If I could rewrite the narrative of our world, I would bring us back to the center—the family. The cycles of life were never meant to be fractured, with generations scattered like seeds on the wind. Families are meant to hold one another, to bear witness to the arc of each life, from the vibrancy of youth to the tenderness of old age. Without that physical presence, we lose so much—the wisdom, the connection, the sacredness of care.


As the days passed, I began to see my time with her as a kind of meditation on impermanence. Every meal I cooked, every appointment we attended, every quiet moment watching her sip her coffee became an offering. Each act whispered the same message: *this life is fleeting. Do not look away. Do not let it pass unnoticed.*


On the last night of my visit, I kissed her cheek as she lay in bed. Her body, once strong and commanding, felt light and frail in my arms. And yet her spirit was so present, so alive. It amazed me to feel how much strength remained, a reminder that we are so much more than these bodies.


In the days since, I’ve held onto the lessons of those 20 days.
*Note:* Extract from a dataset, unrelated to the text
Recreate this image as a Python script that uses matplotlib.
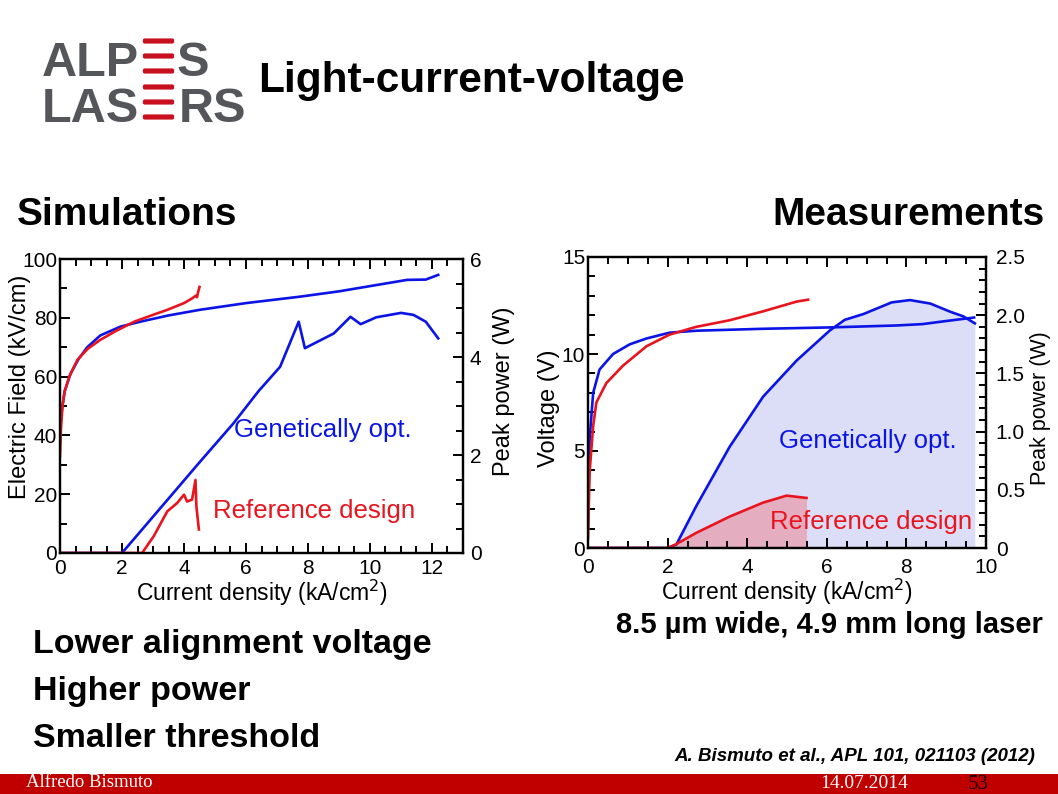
import matplotlib
matplotlib.use("Agg")
from matplotlib import pyplot as plt
from matplotlib import ticker
from matplotlib.patches import FancyBboxPatch, Rectangle

plt.rcParams["font.family"] = ["Liberation Sans", "DejaVu Sans"]

W, H = 1058, 794

#: Simulations - electric field (kV/cm) versus current density (kA/cm2).
sim_j_e_gen = [0.0, 0.03, 0.08, 0.15, 0.34, 0.6, 0.88, 1.3, 1.95, 2.6, 3.5, 4.5,
               6.0, 7.75, 9.0, 9.9, 11.2, 11.8, 12.2]
sim_e_gen = [42, 46, 50, 55, 61, 66, 70, 74, 77, 78.7, 80.8, 82.7,
             85, 87.2, 89, 90.6, 92.9, 93, 94.6]
sim_j_e_ref = [0.0, 0.03, 0.08, 0.15, 0.3, 0.56, 0.9, 1.3, 1.8, 2.4, 3.0, 3.46,
               4.0, 4.26, 4.38, 4.42, 4.45, 4.5]
sim_e_ref = [33, 42, 50, 55, 60, 65.7, 69.5, 72.5, 75.5, 78.7, 81, 82.7,
             85, 86.6, 87.5, 87, 88.5, 90.5]

#: Simulations - peak power (W).
sim_j_p_gen = [0.0, 2.0, 3.46, 4.5, 5.6, 6.4, 7.1, 7.7, 7.9, 8.83, 9.37, 9.7,
               10.2, 11.0, 11.4, 11.8, 12.2]
sim_p_gen = [0.0, 0.0, 1.08, 1.85, 2.65, 3.3, 3.8, 4.72, 4.18, 4.48, 4.82, 4.67,
             4.81, 4.9, 4.86, 4.72, 4.38]
sim_j_p_ref = [0.0, 2.65, 3.03, 3.46, 3.78, 4.0, 4.1, 4.26, 4.37, 4.4, 4.48]
sim_p_ref = [0.0, 0.0, 0.35, 0.85, 1.02, 1.19, 1.05, 1.09, 1.49, 0.95, 0.48]

#: Measurements - voltage (V).
meas_j_v_gen = [0.0, 0.04, 0.13, 0.29, 0.63, 1.05, 1.47, 2.05, 2.72, 4.4, 6.08,
                7.75, 8.4, 9.0, 9.7]
meas_v_gen = [1.0, 5.6, 8.0, 9.2, 10.0, 10.5, 10.8, 11.1, 11.2, 11.3, 11.37,
              11.47, 11.54, 11.7, 11.88]
meas_j_v_ref = [0.0, 0.04, 0.13, 0.21, 0.46, 0.88, 1.47, 2.05, 2.72, 3.56, 4.4,
                5.24, 5.53]
meas_v_ref = [0.5, 3.9, 6.3, 7.5, 8.5, 9.4, 10.4, 11.0, 11.4, 11.74, 12.2,
              12.7, 12.8]

#: Measurements - peak power (W).
meas_j_p_gen = [0.0, 2.0, 2.22, 2.72, 3.56, 4.4, 5.24, 6.08, 6.45, 6.92, 7.63,
                8.09, 8.6, 9.1, 9.43, 9.72]
meas_p_gen = [0.0, 0.0, 0.03, 0.36, 0.87, 1.3, 1.61, 1.87, 1.96, 2.01, 2.11,
              2.13, 2.1, 2.03, 1.99, 1.93]
meas_j_p_ref = [0.0, 2.0, 2.2, 2.72, 3.56, 4.4, 4.99, 5.49]
meas_p_ref = [0.0, 0.0, 0.03, 0.13, 0.27, 0.39, 0.45, 0.43]

bullets = ["Lower alignment voltage", "Higher power", "Smaller threshold"]

BLUE = "#0a14e6"
RED = "#e8141e"
TICK = 15
LABEL = 16.5
NOTE = 18.5


def px(x, y):
    """Slide pixel position -> figure fraction."""
    return x / W, 1 - y / H


def box(x0, y0, x1, y1):
    return [x0 / W, 1 - y1 / H, (x1 - x0) / W, (y1 - y0) / H]


def ylabel(a, text, xpos, ypos=0.5, size=LABEL):
    a.set_ylabel(text, fontsize=size)
    a.yaxis.label.set_va("center")
    a.yaxis.set_label_coords(xpos, ypos)


def style(ax, ax2, xmax, xmaj, xmin, ymaj, ymin, y2maj, y2min, xpad, rpad):
    for a in (ax, ax2):
        for s in a.spines.values():
            s.set_linewidth(1.6)
    ax.xaxis.set_major_locator(ticker.MultipleLocator(xmaj))
    ax.xaxis.set_minor_locator(ticker.MultipleLocator(xmin))
    ax.yaxis.set_major_locator(ticker.MultipleLocator(ymaj))
    ax.yaxis.set_minor_locator(ticker.MultipleLocator(ymin))
    ax2.yaxis.set_major_locator(ticker.MultipleLocator(y2maj))
    ax2.yaxis.set_minor_locator(ticker.MultipleLocator(y2min))
    ax.tick_params(which="both", direction="in", top=True, right=False,
                   labelsize=TICK, width=1.4)
    ax.tick_params(axis="y", pad=2)
    ax.tick_params(axis="x", pad=xpad)
    ax2.tick_params(which="both", direction="in", labelsize=TICK, width=1.4,
                    pad=rpad)
    for a in (ax, ax2):
        a.tick_params(which="major", length=7)
        a.tick_params(which="minor", length=5)
    ax.set_xlim(0, xmax)
    ax.set_xlabel("Current density (kA/cm$^2$)", fontsize=LABEL, labelpad=0)


fig = plt.figure(figsize=(W / 100, H / 100), dpi=100)

# --- simulations -------------------------------------------------------------
ax = fig.add_axes(box(60, 259, 463, 553))
ax2 = ax.twinx()
ax.plot(sim_j_e_gen, sim_e_gen, color=BLUE, lw=1.9)
ax.plot(sim_j_e_ref, sim_e_ref, color=RED, lw=1.9)
ax2.plot(sim_j_p_gen, sim_p_gen, color=BLUE, lw=1.9)
ax2.plot(sim_j_p_ref, sim_p_ref, color=RED, lw=1.9)
ax.set_ylim(0, 100)
ax2.set_ylim(0, 6)
style(ax, ax2, 13, 2, 0.5, 20, 10, 2, 0.5, xpad=4, rpad=5)
ylabel(ax, "Electric Field (kV/cm)", -0.099, 0.565, 17)
ylabel(ax2, "Peak power (W)", 1.102, 0.55, 17)
ax.text(5.6, 39.5, "Genetically opt.", color=BLUE, fontsize=NOTE)
ax.text(4.95, 11.9, "Reference design", color=RED, fontsize=NOTE)

# --- measurements ------------------------------------------------------------
bx = fig.add_axes(box(588, 257, 986, 548))
bx2 = bx.twinx()
bx.set_zorder(bx2.get_zorder() + 1)
bx.patch.set_visible(False)
bx2.fill_between(meas_j_p_gen, meas_p_gen, color="#dcdef8", lw=0)
bx2.fill_between(meas_j_p_ref, meas_p_ref, color="#e4aec0", lw=0)
bx2.plot(meas_j_p_gen, meas_p_gen, color=BLUE, lw=1.9)
bx2.plot(meas_j_p_ref, meas_p_ref, color=RED, lw=1.9)
bx.plot(meas_j_v_gen, meas_v_gen, color=BLUE, lw=1.9)
bx.plot(meas_j_v_ref, meas_v_ref, color=RED, lw=1.9)
bx.set_ylim(0, 15)
bx2.set_ylim(0, 2.5)
style(bx, bx2, 10, 2, 0.5, 5, 1, 0.5, 0.1, xpad=7, rpad=7)
bx2.yaxis.set_major_formatter(
    ticker.FuncFormatter(lambda v, p: "0" if abs(v) < 1e-9 else f"{v:.1f}"))
ylabel(bx, "Voltage (V)", -0.098, 0.48, 17)
ylabel(bx2, "Peak power (W)", 1.138, 0.48, 15.5)
bx.text(4.8, 5.15, "Genetically opt.", color=BLUE, fontsize=NOTE)
bx.text(4.57, 0.98, "Reference design", color=RED, fontsize=NOTE)

# --- slide decoration --------------------------------------------------------
GREY = "#55565a"
LOGO_RED = "#c8101e"
logo = dict(fontsize=35, color=GREY, va="baseline", fontweight="bold")
fig.text(*px(42, 76), "ALP", **logo)
fig.text(*px(177, 76), "S", **logo)
fig.text(*px(42, 122), "LAS", **logo)
fig.text(*px(179, 122), "RS", **logo)
for yc in (41, 56, 71, 87, 102, 117):
    fig.patches.append(FancyBboxPatch(px(145, yc + 1), 27 / W, 2 / H,
                                      boxstyle="round,pad=0.002",
                                      transform=fig.transFigure,
                                      color=LOGO_RED, lw=0))

fig.text(*px(258, 92), "Light-current-voltage", fontsize=30.5,
         fontweight="bold", va="baseline")
fig.text(*px(17, 225), "Simulations", fontsize=28, fontweight="bold",
         va="baseline")
fig.text(*px(1045, 225), "Measurements", fontsize=28, fontweight="bold",
         va="baseline", ha="right")
for i, b in enumerate(bullets):
    fig.text(*px(33, 653 + 47 * i), b, fontsize=24.5, fontweight="bold",
             va="baseline")
fig.text(*px(1043, 633), "8.5 µm wide, 4.9 mm long laser", fontsize=21,
         fontweight="bold", va="baseline", ha="right")
fig.text(*px(1035, 761), "A. Bismuto et al., APL 101, 021103 (2012)",
         fontsize=13.5, fontweight="bold", style="italic", va="baseline",
         ha="right")

fig.patches.append(Rectangle(px(0, 794), 1, 20 / H, transform=fig.transFigure,
                             color="#c00000", lw=0))
serif = ["Liberation Serif", "DejaVu Serif"]
fig.text(*px(26, 787), "Alfredo Bismuto", fontsize=13.5, color="white",
         family=serif, va="baseline")
fig.text(*px(820, 788), "14.07.2014", fontsize=14, color="white",
         family=serif, va="baseline")
fig.text(*px(968, 789), "53", fontsize=15, color="#1a0000",
         family=serif, va="baseline")

fig.savefig("out.png", dpi=100)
Life isn’t about perfection or endless productivity. It’s about presence—fully inhabiting every moment, every pain, every joy. It’s about leaning into the parts of life we’d rather avoid: the grief, the aging, the fragility. It’s in those spaces where love reveals itself most profoundly.


If you have elders in your life, hold them close. Love them for all they’ve endured, for the stories etched into their faces and hands. They are living reminders of the truth: that beneath the roles we play and the masks we wear, we are eternal spirits, boundless and whole.


Let their presence open your heart. Let their fragility teach you to savor every drop of this fleeting, precious life. Even when the words fail and the silences stretch long, love remains, speaking in ways we don’t always understand.


Love them now. It is the greatest gift we can give—one that will echo long after our bodies have fallen away.